Arguments about balloting and voter participation have highlighted the race for secretary of state, who serves as the state's chief election official.
The candidates are Ron Thornburgh of Topeka, the Republican incumbent; state Sen. David Haley, a Democrat from Kansas City, Kan.; Rob Hodgkinson of Stilwell, who is chairman of the Libertarian Party of Kansas; and the Reform Party's Joseph Martin of St. Marys.
Many thought Thornburgh would run for governor, but he declined, saying it would have been too much strain on his family.

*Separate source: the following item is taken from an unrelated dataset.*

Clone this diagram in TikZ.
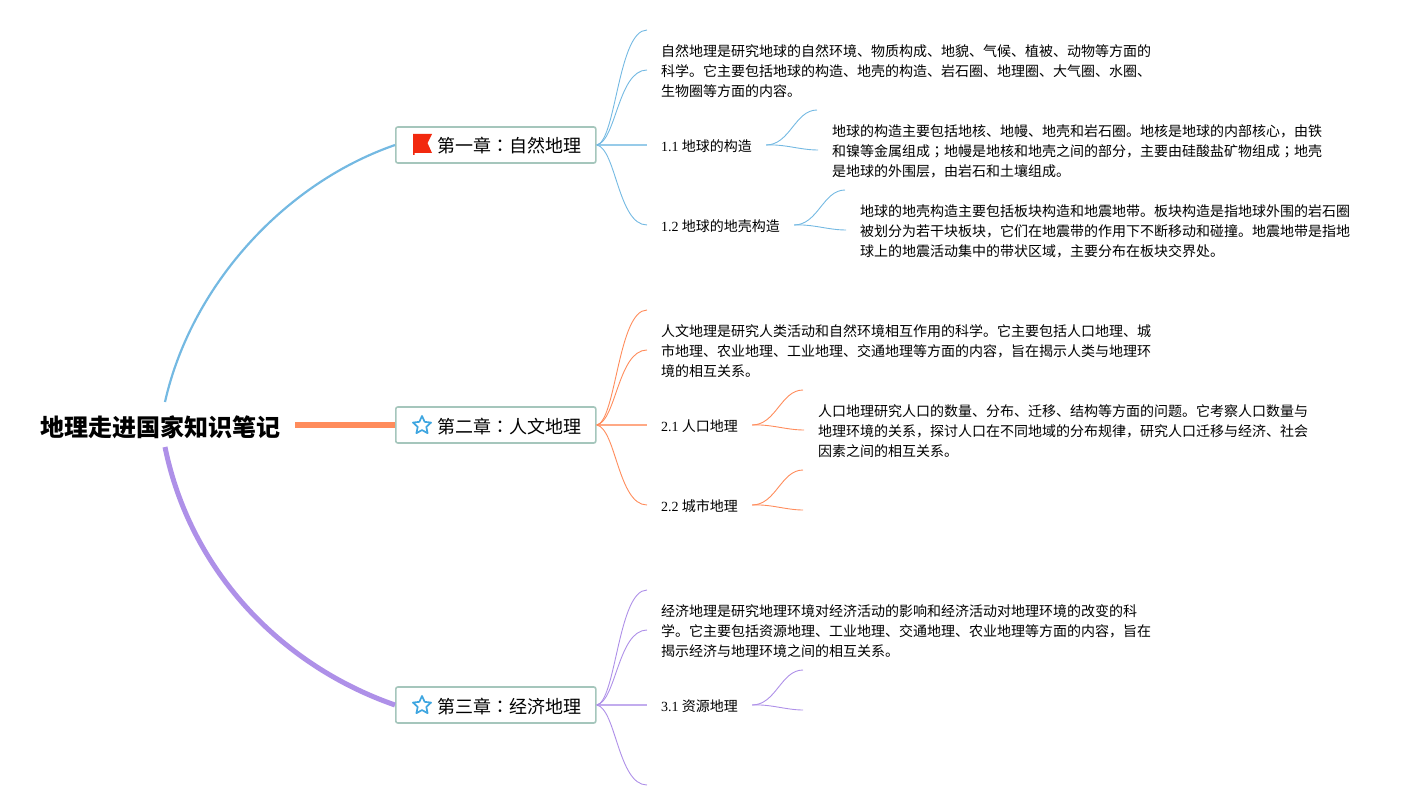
\documentclass[tikz,border=0pt]{standalone}
\usepackage{fontspec}
\setmainfont{Noto Sans CJK SC}
\newfontfamily\numfont{Liberation Serif}
\newfontfamily\colonfont{Noto Sans CJK TC}
\usetikzlibrary{shapes.geometric}
\definecolor{bluebr}{HTML}{74B9E2}
\definecolor{orangebr}{HTML}{FF8C5C}
\definecolor{purplebr}{HTML}{AE90E8}
\definecolor{boxline}{HTML}{A5C6BC}
\definecolor{starblue}{HTML}{3FA6E0}
\definecolor{flagred}{HTML}{F2290F}
\tikzset{
  rootnode/.style={font=\fontsize{24}{28}\selectfont\bfseries, inner xsep=14pt, inner ysep=2pt},
  chapbox/.style={draw=boxline, line width=1.6pt, rounded corners=2pt, fill=white, anchor=west,
    minimum height=36pt, inner xsep=0pt, inner ysep=0pt, text height=17pt, text depth=1pt,
    font=\fontsize{18}{22}\selectfont,
    execute at begin node=\hspace*{42pt}, execute at end node=\hspace*{14pt}},
  labelnode/.style={anchor=west, inner xsep=14pt, inner ysep=1pt, text height=14pt, text depth=1.4pt,
    font=\fontsize{14}{20}\selectfont},
  textnode/.style={anchor=west, align=left, inner xsep=14pt, inner ysep=1pt, font=\fontsize{14}{20}\selectfont},
  branch/.style={line width=0.9pt},
  flatbranch/.style={line width=1.4pt, opacity=0.75},
  starmark/.style={star, star points=5, star point ratio=2.1, draw=starblue, line width=1.7pt,
    line join=round, minimum size=19pt, inner sep=0pt},
}
\newcommand{\nm}[1]{{\numfont #1}}
\newcommand{\cn}{{\colonfont ：}}
\newcommand{\sm}{{\colonfont ；}}
\begin{document}
\begin{tikzpicture}[x=1pt,y=-1pt]
\useasboundingbox (0,0) rectangle (1420,810);

% root and chapters
\node[rootnode, anchor=east] (root) at (295,427) {地理走进国家知识笔记};
\node[chapbox] (ch1) at (395,145) {第一章\cn 自然地理};
\node[chapbox] (ch2) at (395,425) {第二章\cn 人文地理};
\node[chapbox] (ch3) at (395,705) {第三章\cn 经济地理};

\coordinate (arctop) at (165,402);
\coordinate (arcbot) at (165,447);
\draw[bluebr, line width=2.2pt] (arctop) .. controls (190,290) and (280,185) .. (ch1.west);
\draw[orangebr, line width=6pt] (root.east |- ch2.west) -- (ch2.west);
\draw[purplebr, line width=5pt] (arcbot) .. controls (190,570) and (280,665) .. (ch3.west);

% icons
\fill[flagred] (413,134) -- (432,134) -- (427.5,143) -- (432,153) -- (414.5,153) -- (414.5,155) -- (413,155) -- cycle;
\node[starmark] (star2) at (422,425.5) {};
\node[starmark] (star3) at (422,705.5) {};

% chapter one
\node[textnode] (t1) at (647,71) {自然地理是研究地球的自然环境、物质构成、地貌、气候、植被、动物等方面的\\科学。它主要包括地球的构造、地壳的构造、岩石圈、地理圈、大气圈、水圈、\\生物圈等方面的内容。};
\node[labelnode] (l11) at (647,145) {\nm{1.1} 地球的构造};
\node[labelnode] (l12) at (647,225) {\nm{1.2} 地球的地壳构造};
\node[textnode] (t11) at (818,151) {地球的构造主要包括地核、地幔、地壳和岩石圈。地核是地球的内部核心，由铁\\和镍等金属组成\sm 地幔是地核和地壳之间的部分，主要由硅酸盐矿物组成\sm 地壳\\是地球的外围层，由岩石和土壤组成。};
\node[textnode] (t12) at (846,231) {地球的地壳构造主要包括板块构造和地震地带。板块构造是指地球外围的岩石圈\\被划分为若干块板块，它们在地震带的作用下不断移动和碰撞。地震地带是指地\\球上的地震活动集中的带状区域，主要分布在板块交界处。};
\coordinate (e1) at (647,30);
\coordinate (e11) at (817,110);
\coordinate (e12) at (845,190);

\draw[bluebr, branch] (ch1.east) .. controls (616,142) and (618,30) .. (e1);
\draw[bluebr, branch] (ch1.east) .. controls (616,142) and (618,70) .. ([yshift=1pt]t1.west);
\draw[bluebr, flatbranch] (ch1.east) -- (l11.west);
\draw[bluebr, branch] (ch1.east) .. controls (616,148) and (618,225) .. (l12.west);
\draw[bluebr, branch] (l11.east) .. controls (790,145) and (795,110) .. (e11);
\draw[bluebr, branch] (l11.east) .. controls (785,144) and (800,150) .. ([yshift=1pt]t11.west);
\draw[bluebr, branch] (l12.east) .. controls (818,225) and (823,190) .. (e12);
\draw[bluebr, branch] (l12.east) .. controls (813,224) and (828,230) .. ([yshift=1pt]t12.west);

% chapter two
\node[textnode] (t2) at (647,351) {人文地理是研究人类活动和自然环境相互作用的科学。它主要包括人口地理、城\\市地理、农业地理、工业地理、交通地理等方面的内容，旨在揭示人类与地理环\\境的相互关系。};
\node[labelnode] (l21) at (647,425) {\nm{2.1} 人口地理};
\node[labelnode] (l22) at (647,505) {\nm{2.2} 城市地理};
\node[textnode] (t21) at (804,431) {人口地理研究人口的数量、分布、迁移、结构等方面的问题。它考察人口数量与\\地理环境的关系，探讨人口在不同地域的分布规律，研究人口迁移与经济、社会\\因素之间的相互关系。};
\coordinate (e2) at (647,310);
\coordinate (e21) at (803,390);
\coordinate (e22a) at (803,470);
\coordinate (e22b) at (803,510);

\draw[orangebr, branch] (ch2.east) .. controls (616,422) and (618,310) .. (e2);
\draw[orangebr, branch] (ch2.east) .. controls (616,422) and (618,350) .. ([yshift=1pt]t2.west);
\draw[orangebr, flatbranch] (ch2.east) -- (l21.west);
\draw[orangebr, branch] (ch2.east) .. controls (616,428) and (618,505) .. (l22.west);
\draw[orangebr, branch] (l21.east) .. controls (776,425) and (781,390) .. (e21);
\draw[orangebr, branch] (l21.east) .. controls (771,424) and (786,430) .. ([yshift=1pt]t21.west);
\draw[orangebr, branch] (l22.east) .. controls (776,505) and (781,470) .. (e22a);
\draw[orangebr, branch] (l22.east) .. controls (771,504) and (786,510) .. (e22b);

% chapter three
\node[textnode] (t3) at (647,631) {经济地理是研究地理环境对经济活动的影响和经济活动对地理环境的改变的科\\学。它主要包括资源地理、工业地理、交通地理、农业地理等方面的内容，旨在\\揭示经济与地理环境之间的相互关系。};
\node[labelnode] (l31) at (647,705) {\nm{3.1} 资源地理};
\coordinate (e3) at (647,590);
\coordinate (e3b) at (647,785);
\coordinate (e31a) at (803,670);
\coordinate (e31b) at (803,710);

\draw[purplebr, branch] (ch3.east) .. controls (616,702) and (618,590) .. (e3);
\draw[purplebr, branch] (ch3.east) .. controls (616,702) and (618,630) .. ([yshift=1pt]t3.west);
\draw[purplebr, flatbranch] (ch3.east) -- (l31.west);
\draw[purplebr, branch] (ch3.east) .. controls (616,708) and (618,785) .. (e3b);
\draw[purplebr, branch] (l31.east) .. controls (776,705) and (781,670) .. (e31a);
\draw[purplebr, branch] (l31.east) .. controls (771,704) and (786,710) .. (e31b);
\end{tikzpicture}
\end{document}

Instead he seeks a third four-year term as secretary of state.
Thornburgh defeated a challenger on his right in the Republican Party primary, and then prepared for a rematch with Haley, whom he defeated in 2002 with 65 percent of the vote.
Haley survived a Democratic Party primary by less than one-half of a percentage point.
Haley, who has been in the Legislature since 1994, probably is best known for championing legislation to increase penalties for animal cruelty.
In the current campaign, he has said voters should be given a "paper trail" to verify votes that are cast electronically.
But Thornburgh counters that the current voting machines can be verified if a recount is needed.
Haley also has questioned whether Thornburgh has done enough to boost voter turnout, which hit a record low 18.2 percent in the August primary. Thornburgh has said the low turnout was caused by the low number of contested races.
Recently, Thornburgh came under fire after the state had to replace Spanish-language voter registration cards because the cards were confusing and different from the English version. Thornburgh also was chided because no one speaks Spanish at the voter-information hot line number printed on the card.